What the task asks >>
All records must be quoted exactly. Omit the pictures.

Plotting code records:

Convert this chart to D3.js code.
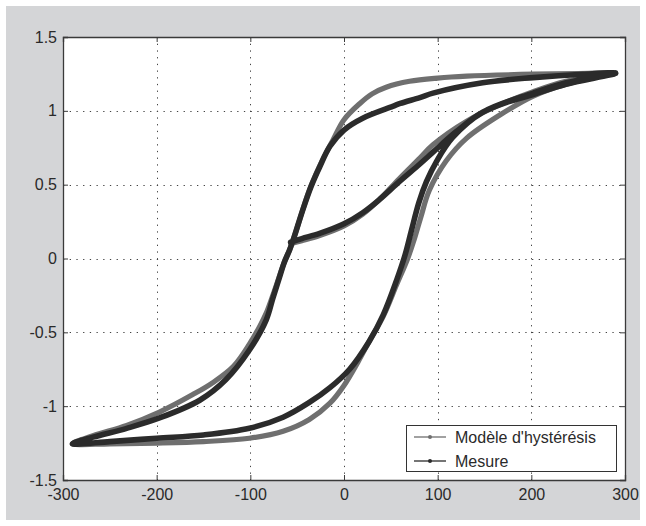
<!DOCTYPE html>
<html><head><meta charset="utf-8">
<script src="https://cdn.jsdelivr.net/npm/d3@7"></script>
<style>body{margin:0;background:#fff} svg{display:block} text{font-family:"Liberation Sans",Arial,sans-serif;fill:#2a2a2a}</style>
</head><body><svg id="c" width="646" height="526"></svg>
<script>
const xTicks = [-300, -200, -100, 0, 100, 200, 300];
const yTicks = [-1.5, -1, -0.5, 0, 0.5, 1, 1.5];
const seriesNames = ["Modèle d'hystérésis", "Mesure"];

// Modèle d'hystérésis (gris) : courbe initiale, branche descendante, branche montante
const modelH = [-57,-45,-26,0,20,38,59,81,95,131,166,202,237,290,
  250,202,131,100,70,45,30,17,0,-12,-22,-30,-36,-44,-53,-58,-64,-70,-76,-83,-90,-101,-118,-140,-161,-197,-232,-268,-290,
  -250,-200,-150,-101,-65,-37,-15,0,15,27,42,56,68,75,82,91,109,131,166,202,237,290];
const modelB = [0.10,0.12,0.155,0.22,0.30,0.40,0.54,0.68,0.77,0.93,1.04,1.13,1.20,1.255,
  1.252,1.248,1.235,1.222,1.20,1.16,1.115,1.05,0.94,0.80,0.68,0.57,0.48,0.33,0.15,0.06,-0.03,-0.14,-0.25,-0.37,-0.46,-0.58,-0.73,-0.84,-0.92,-1.04,-1.13,-1.20,-1.255,
  -1.255,-1.25,-1.24,-1.217,-1.17,-1.09,-0.98,-0.86,-0.70,-0.56,-0.39,-0.18,0.0,0.13,0.28,0.46,0.66,0.815,0.97,1.10,1.18,1.255];

// Mesure (noir)
const mesureH = [-57,-45,-26,0,20,38,59,81,95,120,148,175,202,237,290,
  255,202,148,95,81,60,52,20,0,-15,-26,-35,-44,-53,-58,-64,-69,-76,-83,-101,-126,-154,-197,-232,-268,-290,
  -250,-200,-150,-101,-65,-37,-15,6,27,42,56,65,72,80,88,99,116,148,202,237,290];
const mesureB = [0.11,0.135,0.17,0.235,0.31,0.40,0.52,0.64,0.72,0.86,0.99,1.06,1.11,1.18,1.255,
  1.248,1.225,1.19,1.12,1.09,1.05,1.03,0.95,0.87,0.76,0.62,0.49,0.33,0.15,0.06,-0.03,-0.13,-0.27,-0.415,-0.62,-0.82,-0.96,-1.08,-1.15,-1.21,-1.255,
  -1.24,-1.217,-1.195,-1.15,-1.075,-0.975,-0.875,-0.75,-0.56,-0.38,-0.15,0.02,0.19,0.38,0.52,0.66,0.82,0.99,1.12,1.19,1.255];

const seriesColors = ["#6f6f6f", "#2b2b2b"];

const svg = d3.select("#c");
const W = 646, H = 526;
const L = 63, R = 625, T = 37, B = 480;
const x = d3.scaleLinear().domain([-300, 300]).range([L, R]);
const y = d3.scaleLinear().domain([-1.5, 1.5]).range([B, T]);

// figure background
svg.append("rect").attr("x", 6).attr("y", 6).attr("width", W - 12).attr("height", H - 12).attr("fill", "#d4d5d7");
svg.append("rect").attr("x", L).attr("y", T).attr("width", R - L).attr("height", B - T).attr("fill", "#fff");

// grid
const grid = svg.append("g").attr("stroke", "#444").attr("stroke-width", 1).attr("stroke-dasharray", "1.3,5.4");
grid.selectAll(".gx").data(xTicks.slice(1, -1)).join("line")
  .attr("x1", d => Math.round(x(d)) + 0.5).attr("x2", d => Math.round(x(d)) + 0.5).attr("y1", T).attr("y2", B);
grid.selectAll(".gy").data(yTicks.slice(1, -1)).join("line")
  .attr("y1", d => Math.round(y(d)) + 0.5).attr("y2", d => Math.round(y(d)) + 0.5).attr("x1", L).attr("x2", R);

// curves
const line = d3.line().curve(d3.curveCatmullRom.alpha(0.5));
const series = [
  {name: seriesNames[0], color: seriesColors[0], w: 5.2, pts: modelH.map((h, i) => [x(h), y(modelB[i])])},
  {name: seriesNames[1], color: seriesColors[1], w: 5.6, pts: mesureH.map((h, i) => [x(h), y(mesureB[i])])}
];
series.forEach(s => {
  svg.append("path").attr("d", line(s.pts)).attr("fill", "none").attr("stroke", s.color)
    .attr("stroke-width", s.w).attr("stroke-linejoin", "round").attr("stroke-linecap", "round");
});

// axes (ticks inward on all four sides)
const fmt = d => String(d);
const axB = d3.axisBottom(x).tickValues(xTicks).tickSize(-5).tickPadding(9).tickFormat(fmt);
const axL = d3.axisLeft(y).tickValues(yTicks).tickSize(-5).tickPadding(6).tickFormat(fmt);
const axT = d3.axisTop(x).tickValues(xTicks).tickSize(-5).tickFormat("");
const axR = d3.axisRight(y).tickValues(yTicks).tickSize(-5).tickFormat("");
function style(g) {
  g.select(".domain").attr("stroke", "#3a3a3a").attr("stroke-width", 1.3);
  g.selectAll(".tick line").attr("stroke", "#3a3a3a");
  g.selectAll("text").attr("font-size", 16).attr("font-family", "'Liberation Sans', Arial, sans-serif").attr("fill", "#2a2a2a");
}
svg.append("g").attr("transform", `translate(0,${B})`).call(axB).call(style);
svg.append("g").attr("transform", `translate(${L},0)`).call(axL).call(style);
svg.append("g").attr("transform", `translate(0,${T})`).call(axT).call(style);
svg.append("g").attr("transform", `translate(${R},0)`).call(axR).call(style);

// legend
const lg = svg.append("g");
lg.append("rect").attr("x", 406.5).attr("y", 425.5).attr("width", 210).attr("height", 46)
  .attr("fill", "#fff").attr("stroke", "#333").attr("stroke-width", 1);
series.forEach((s, i) => {
  const yy = 437 + i * 24;
  lg.append("line").attr("x1", 414).attr("x2", 446).attr("y1", yy).attr("y2", yy).attr("stroke", s.color).attr("stroke-width", 1.3);
  lg.append("circle").attr("cx", 430).attr("cy", yy).attr("r", 2).attr("fill", s.color);
  lg.append("text").attr("x", 455).attr("y", yy + 6).attr("font-size", 16).text(s.name);
});
</script></body></html>
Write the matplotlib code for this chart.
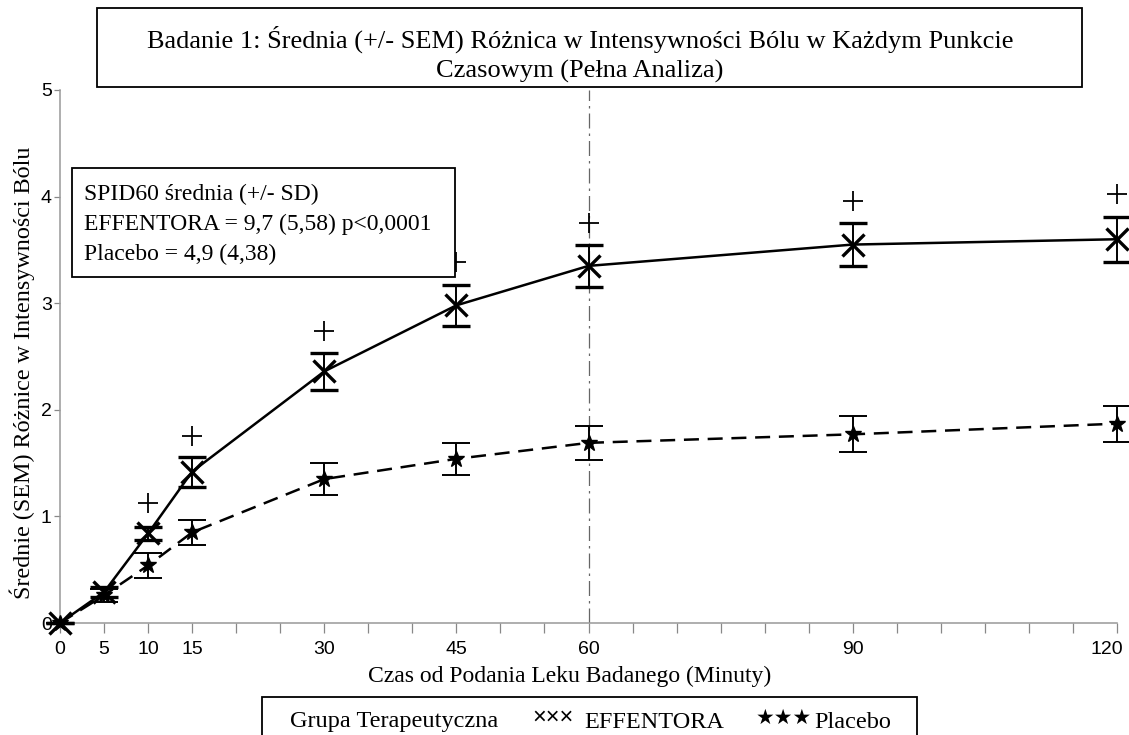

Worked answer >>
Convert this chart to D3.js code.
<!DOCTYPE html>
<html><head><meta charset="utf-8">
<script src="https://cdn.jsdelivr.net/npm/d3@7"></script>
<style>body{margin:0;background:#fff} svg{display:block} text{font-family:"Liberation Sans",Arial,sans-serif;fill:#2a2a2a}</style>
</head><body><svg id="c" width="646" height="526"></svg>
<script>
const xTicks = [-300, -200, -100, 0, 100, 200, 300];
const yTicks = [-1.5, -1, -0.5, 0, 0.5, 1, 1.5];
const seriesNames = ["Modèle d'hystérésis", "Mesure"];

// Modèle d'hystérésis (gris) : courbe initiale, branche descendante, branche montante
const modelH = [-57,-45,-26,0,20,38,59,81,95,131,166,202,237,290,
  250,202,131,100,70,45,30,17,0,-12,-22,-30,-36,-44,-53,-58,-64,-70,-76,-83,-90,-101,-118,-140,-161,-197,-232,-268,-290,
  -250,-200,-150,-101,-65,-37,-15,0,15,27,42,56,68,75,82,91,109,131,166,202,237,290];
const modelB = [0.10,0.12,0.155,0.22,0.30,0.40,0.54,0.68,0.77,0.93,1.04,1.13,1.20,1.255,
  1.252,1.248,1.235,1.222,1.20,1.16,1.115,1.05,0.94,0.80,0.68,0.57,0.48,0.33,0.15,0.06,-0.03,-0.14,-0.25,-0.37,-0.46,-0.58,-0.73,-0.84,-0.92,-1.04,-1.13,-1.20,-1.255,
  -1.255,-1.25,-1.24,-1.217,-1.17,-1.09,-0.98,-0.86,-0.70,-0.56,-0.39,-0.18,0.0,0.13,0.28,0.46,0.66,0.815,0.97,1.10,1.18,1.255];

// Mesure (noir)
const mesureH = [-57,-45,-26,0,20,38,59,81,95,120,148,175,202,237,290,
  255,202,148,95,81,60,52,20,0,-15,-26,-35,-44,-53,-58,-64,-69,-76,-83,-101,-126,-154,-197,-232,-268,-290,
  -250,-200,-150,-101,-65,-37,-15,6,27,42,56,65,72,80,88,99,116,148,202,237,290];
const mesureB = [0.11,0.135,0.17,0.235,0.31,0.40,0.52,0.64,0.72,0.86,0.99,1.06,1.11,1.18,1.255,
  1.248,1.225,1.19,1.12,1.09,1.05,1.03,0.95,0.87,0.76,0.62,0.49,0.33,0.15,0.06,-0.03,-0.13,-0.27,-0.415,-0.62,-0.82,-0.96,-1.08,-1.15,-1.21,-1.255,
  -1.24,-1.217,-1.195,-1.15,-1.075,-0.975,-0.875,-0.75,-0.56,-0.38,-0.15,0.02,0.19,0.38,0.52,0.66,0.82,0.99,1.12,1.19,1.255];

const seriesColors = ["#6f6f6f", "#2b2b2b"];

const svg = d3.select("#c");
const W = 646, H = 526;
const L = 63, R = 625, T = 37, B = 480;
const x = d3.scaleLinear().domain([-300, 300]).range([L, R]);
const y = d3.scaleLinear().domain([-1.5, 1.5]).range([B, T]);

// figure background
svg.append("rect").attr("x", 6).attr("y", 6).attr("width", W - 12).attr("height", H - 12).attr("fill", "#d4d5d7");
svg.append("rect").attr("x", L).attr("y", T).attr("width", R - L).attr("height", B - T).attr("fill", "#fff");

// grid
const grid = svg.append("g").attr("stroke", "#444").attr("stroke-width", 1).attr("stroke-dasharray", "1.3,5.4");
grid.selectAll(".gx").data(xTicks.slice(1, -1)).join("line")
  .attr("x1", d => Math.round(x(d)) + 0.5).attr("x2", d => Math.round(x(d)) + 0.5).attr("y1", T).attr("y2", B);
grid.selectAll(".gy").data(yTicks.slice(1, -1)).join("line")
  .attr("y1", d => Math.round(y(d)) + 0.5).attr("y2", d => Math.round(y(d)) + 0.5).attr("x1", L).attr("x2", R);

// curves
const line = d3.line().curve(d3.curveCatmullRom.alpha(0.5));
const series = [
  {name: seriesNames[0], color: seriesColors[0], w: 5.2, pts: modelH.map((h, i) => [x(h), y(modelB[i])])},
  {name: seriesNames[1], color: seriesColors[1], w: 5.6, pts: mesureH.map((h, i) => [x(h), y(mesureB[i])])}
];
series.forEach(s => {
  svg.append("path").attr("d", line(s.pts)).attr("fill", "none").attr("stroke", s.color)
    .attr("stroke-width", s.w).attr("stroke-linejoin", "round").attr("stroke-linecap", "round");
});

// axes (ticks inward on all four sides)
const fmt = d => String(d);
const axB = d3.axisBottom(x).tickValues(xTicks).tickSize(-5).tickPadding(9).tickFormat(fmt);
const axL = d3.axisLeft(y).tickValues(yTicks).tickSize(-5).tickPadding(6).tickFormat(fmt);
const axT = d3.axisTop(x).tickValues(xTicks).tickSize(-5).tickFormat("");
const axR = d3.axisRight(y).tickValues(yTicks).tickSize(-5).tickFormat("");
function style(g) {
  g.select(".domain").attr("stroke", "#3a3a3a").attr("stroke-width", 1.3);
  g.selectAll(".tick line").attr("stroke", "#3a3a3a");
  g.selectAll("text").attr("font-size", 16).attr("font-family", "'Liberation Sans', Arial, sans-serif").attr("fill", "#2a2a2a");
}
svg.append("g").attr("transform", `translate(0,${B})`).call(axB).call(style);
svg.append("g").attr("transform", `translate(${L},0)`).call(axL).call(style);
svg.append("g").attr("transform", `translate(0,${T})`).call(axT).call(style);
svg.append("g").attr("transform", `translate(${R},0)`).call(axR).call(style);

// legend
const lg = svg.append("g");
lg.append("rect").attr("x", 406.5).attr("y", 425.5).attr("width", 210).attr("height", 46)
  .attr("fill", "#fff").attr("stroke", "#333").attr("stroke-width", 1);
series.forEach((s, i) => {
  const yy = 437 + i * 24;
  lg.append("line").attr("x1", 414).attr("x2", 446).attr("y1", yy).attr("y2", yy).attr("stroke", s.color).attr("stroke-width", 1.3);
  lg.append("circle").attr("cx", 430).attr("cy", yy).attr("r", 2).attr("fill", s.color);
  lg.append("text").attr("x", 455).attr("y", yy + 6).attr("font-size", 16).text(s.name);
});
</script></body></html>
Write the matplotlib code for this chart.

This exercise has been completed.